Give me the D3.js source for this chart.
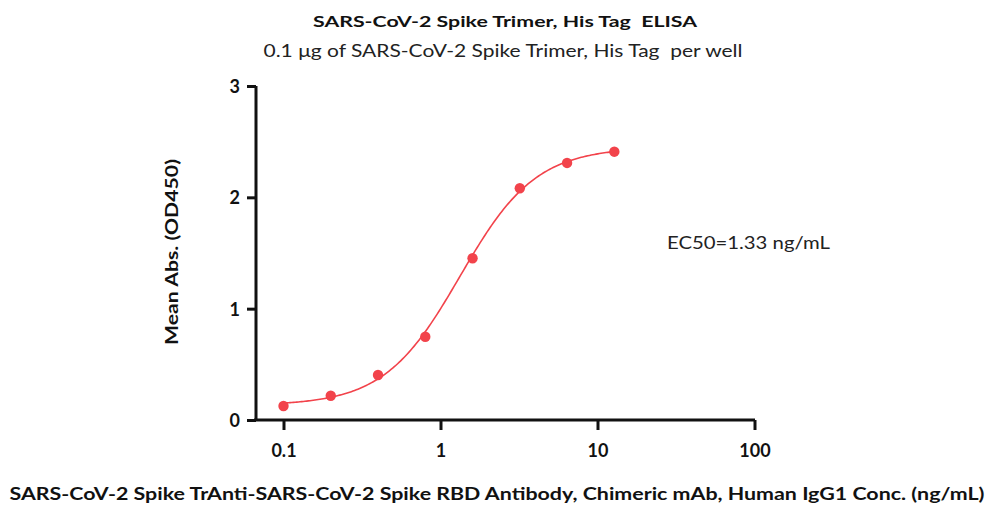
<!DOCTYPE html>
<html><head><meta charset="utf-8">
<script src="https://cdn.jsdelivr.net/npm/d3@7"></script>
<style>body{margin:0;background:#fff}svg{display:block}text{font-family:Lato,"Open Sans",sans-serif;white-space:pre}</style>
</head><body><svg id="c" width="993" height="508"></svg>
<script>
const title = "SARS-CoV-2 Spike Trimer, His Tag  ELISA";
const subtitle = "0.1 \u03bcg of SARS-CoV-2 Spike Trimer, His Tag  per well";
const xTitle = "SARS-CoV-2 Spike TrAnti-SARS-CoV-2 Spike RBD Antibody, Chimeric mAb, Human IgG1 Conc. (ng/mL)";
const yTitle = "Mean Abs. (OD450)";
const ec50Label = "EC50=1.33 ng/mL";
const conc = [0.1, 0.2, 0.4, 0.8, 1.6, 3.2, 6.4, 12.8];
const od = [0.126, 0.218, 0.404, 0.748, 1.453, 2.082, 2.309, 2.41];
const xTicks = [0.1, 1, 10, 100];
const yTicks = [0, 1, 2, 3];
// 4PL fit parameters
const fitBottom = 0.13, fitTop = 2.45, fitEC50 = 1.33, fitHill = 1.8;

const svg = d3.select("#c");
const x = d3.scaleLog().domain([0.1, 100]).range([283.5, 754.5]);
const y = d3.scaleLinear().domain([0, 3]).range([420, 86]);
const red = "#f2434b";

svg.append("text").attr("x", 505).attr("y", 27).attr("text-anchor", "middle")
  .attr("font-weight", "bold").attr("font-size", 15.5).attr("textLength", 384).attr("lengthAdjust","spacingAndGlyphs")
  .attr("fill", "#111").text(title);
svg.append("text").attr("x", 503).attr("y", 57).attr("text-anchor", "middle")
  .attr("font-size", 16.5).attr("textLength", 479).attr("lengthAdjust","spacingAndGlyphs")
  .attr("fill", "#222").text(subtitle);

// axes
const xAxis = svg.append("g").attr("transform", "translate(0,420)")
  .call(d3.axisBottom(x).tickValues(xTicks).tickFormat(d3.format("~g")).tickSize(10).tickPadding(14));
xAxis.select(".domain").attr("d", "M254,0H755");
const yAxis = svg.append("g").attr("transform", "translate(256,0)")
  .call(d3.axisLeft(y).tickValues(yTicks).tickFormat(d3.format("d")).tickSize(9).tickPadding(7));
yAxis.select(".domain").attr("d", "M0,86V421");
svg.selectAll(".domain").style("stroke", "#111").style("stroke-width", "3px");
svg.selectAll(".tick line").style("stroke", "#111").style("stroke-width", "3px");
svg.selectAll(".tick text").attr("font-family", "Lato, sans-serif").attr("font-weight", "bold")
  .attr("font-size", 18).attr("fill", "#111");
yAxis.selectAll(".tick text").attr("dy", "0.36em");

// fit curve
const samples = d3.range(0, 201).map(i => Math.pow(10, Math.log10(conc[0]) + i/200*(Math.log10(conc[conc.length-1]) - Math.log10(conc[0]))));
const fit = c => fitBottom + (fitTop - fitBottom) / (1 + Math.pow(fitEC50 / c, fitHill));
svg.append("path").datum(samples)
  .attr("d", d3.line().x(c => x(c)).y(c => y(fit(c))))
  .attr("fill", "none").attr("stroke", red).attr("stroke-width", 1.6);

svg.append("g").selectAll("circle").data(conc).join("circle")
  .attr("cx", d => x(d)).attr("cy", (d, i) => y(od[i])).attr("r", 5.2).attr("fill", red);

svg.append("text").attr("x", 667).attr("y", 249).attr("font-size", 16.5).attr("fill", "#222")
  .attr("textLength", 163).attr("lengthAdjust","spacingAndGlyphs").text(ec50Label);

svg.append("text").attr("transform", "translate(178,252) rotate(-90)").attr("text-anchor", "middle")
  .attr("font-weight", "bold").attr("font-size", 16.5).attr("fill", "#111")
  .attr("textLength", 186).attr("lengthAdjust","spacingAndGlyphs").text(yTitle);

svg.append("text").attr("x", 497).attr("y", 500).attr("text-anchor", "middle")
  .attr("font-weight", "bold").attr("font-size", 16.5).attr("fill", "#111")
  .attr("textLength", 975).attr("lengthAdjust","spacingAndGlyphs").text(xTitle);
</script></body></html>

--

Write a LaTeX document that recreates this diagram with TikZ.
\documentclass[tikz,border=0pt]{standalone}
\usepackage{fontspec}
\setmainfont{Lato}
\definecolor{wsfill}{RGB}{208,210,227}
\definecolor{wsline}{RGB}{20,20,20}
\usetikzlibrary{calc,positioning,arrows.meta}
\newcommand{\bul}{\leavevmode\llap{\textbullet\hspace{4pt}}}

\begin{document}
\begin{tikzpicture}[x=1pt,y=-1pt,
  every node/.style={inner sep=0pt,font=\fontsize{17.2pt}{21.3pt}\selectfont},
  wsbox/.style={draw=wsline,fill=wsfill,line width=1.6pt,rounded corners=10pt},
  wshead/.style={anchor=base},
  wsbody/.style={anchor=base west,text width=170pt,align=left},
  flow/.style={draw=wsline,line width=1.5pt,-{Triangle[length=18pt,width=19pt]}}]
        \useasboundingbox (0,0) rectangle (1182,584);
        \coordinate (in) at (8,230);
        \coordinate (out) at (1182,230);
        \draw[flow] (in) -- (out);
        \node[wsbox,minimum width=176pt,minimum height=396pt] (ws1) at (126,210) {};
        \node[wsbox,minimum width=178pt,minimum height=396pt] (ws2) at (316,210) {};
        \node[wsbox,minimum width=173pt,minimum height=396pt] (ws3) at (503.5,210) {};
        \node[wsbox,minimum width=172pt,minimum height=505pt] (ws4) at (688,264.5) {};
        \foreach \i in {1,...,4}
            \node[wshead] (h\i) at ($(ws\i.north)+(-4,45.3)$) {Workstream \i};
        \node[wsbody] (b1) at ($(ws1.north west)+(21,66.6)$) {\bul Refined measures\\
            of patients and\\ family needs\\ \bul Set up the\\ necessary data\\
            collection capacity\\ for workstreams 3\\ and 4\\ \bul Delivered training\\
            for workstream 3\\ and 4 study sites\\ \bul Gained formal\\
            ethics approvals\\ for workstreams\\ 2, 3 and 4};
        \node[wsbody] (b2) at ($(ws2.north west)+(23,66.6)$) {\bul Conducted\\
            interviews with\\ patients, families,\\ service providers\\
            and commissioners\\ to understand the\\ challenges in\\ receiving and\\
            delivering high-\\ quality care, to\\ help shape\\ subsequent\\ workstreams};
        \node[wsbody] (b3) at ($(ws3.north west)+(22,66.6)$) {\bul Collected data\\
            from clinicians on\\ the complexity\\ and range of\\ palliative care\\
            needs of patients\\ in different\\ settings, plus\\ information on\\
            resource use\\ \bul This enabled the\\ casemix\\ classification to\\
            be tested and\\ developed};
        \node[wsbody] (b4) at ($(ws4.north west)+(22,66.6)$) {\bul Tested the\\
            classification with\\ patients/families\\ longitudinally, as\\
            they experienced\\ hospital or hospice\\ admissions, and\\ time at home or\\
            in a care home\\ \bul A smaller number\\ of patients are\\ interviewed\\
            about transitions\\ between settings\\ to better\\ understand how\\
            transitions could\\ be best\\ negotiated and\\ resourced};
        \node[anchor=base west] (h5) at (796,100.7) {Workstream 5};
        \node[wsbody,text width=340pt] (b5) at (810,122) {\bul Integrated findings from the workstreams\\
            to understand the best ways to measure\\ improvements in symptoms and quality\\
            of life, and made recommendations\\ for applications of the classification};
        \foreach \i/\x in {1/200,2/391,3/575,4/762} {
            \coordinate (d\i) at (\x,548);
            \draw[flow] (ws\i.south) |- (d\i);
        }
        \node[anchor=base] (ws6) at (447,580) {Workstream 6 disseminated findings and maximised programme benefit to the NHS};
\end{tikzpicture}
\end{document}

→ WORK TO DO
Skip every picture. Repeat the lines from the one with "Give me the D3.js source for this chart." through the one with "const fitBottom = 0.13, fitTop", both ends included.

→ CORRECT RESULT
Give me the D3.js source for this chart.
<!DOCTYPE html>
<html><head><meta charset="utf-8">
<script src="https://cdn.jsdelivr.net/npm/d3@7"></script>
<style>body{margin:0;background:#fff}svg{display:block}text{font-family:Lato,"Open Sans",sans-serif;white-space:pre}</style>
</head><body><svg id="c" width="993" height="508"></svg>
<script>
const title = "SARS-CoV-2 Spike Trimer, His Tag  ELISA";
const subtitle = "0.1 \u03bcg of SARS-CoV-2 Spike Trimer, His Tag  per well";
const xTitle = "SARS-CoV-2 Spike TrAnti-SARS-CoV-2 Spike RBD Antibody, Chimeric mAb, Human IgG1 Conc. (ng/mL)";
const yTitle = "Mean Abs. (OD450)";
const ec50Label = "EC50=1.33 ng/mL";
const conc = [0.1, 0.2, 0.4, 0.8, 1.6, 3.2, 6.4, 12.8];
const od = [0.126, 0.218, 0.404, 0.748, 1.453, 2.082, 2.309, 2.41];
const xTicks = [0.1, 1, 10, 100];
const yTicks = [0, 1, 2, 3];
// 4PL fit parameters
const fitBottom = 0.13, fitTop = 2.45, fitEC50 = 1.33, fitHill = 1.8;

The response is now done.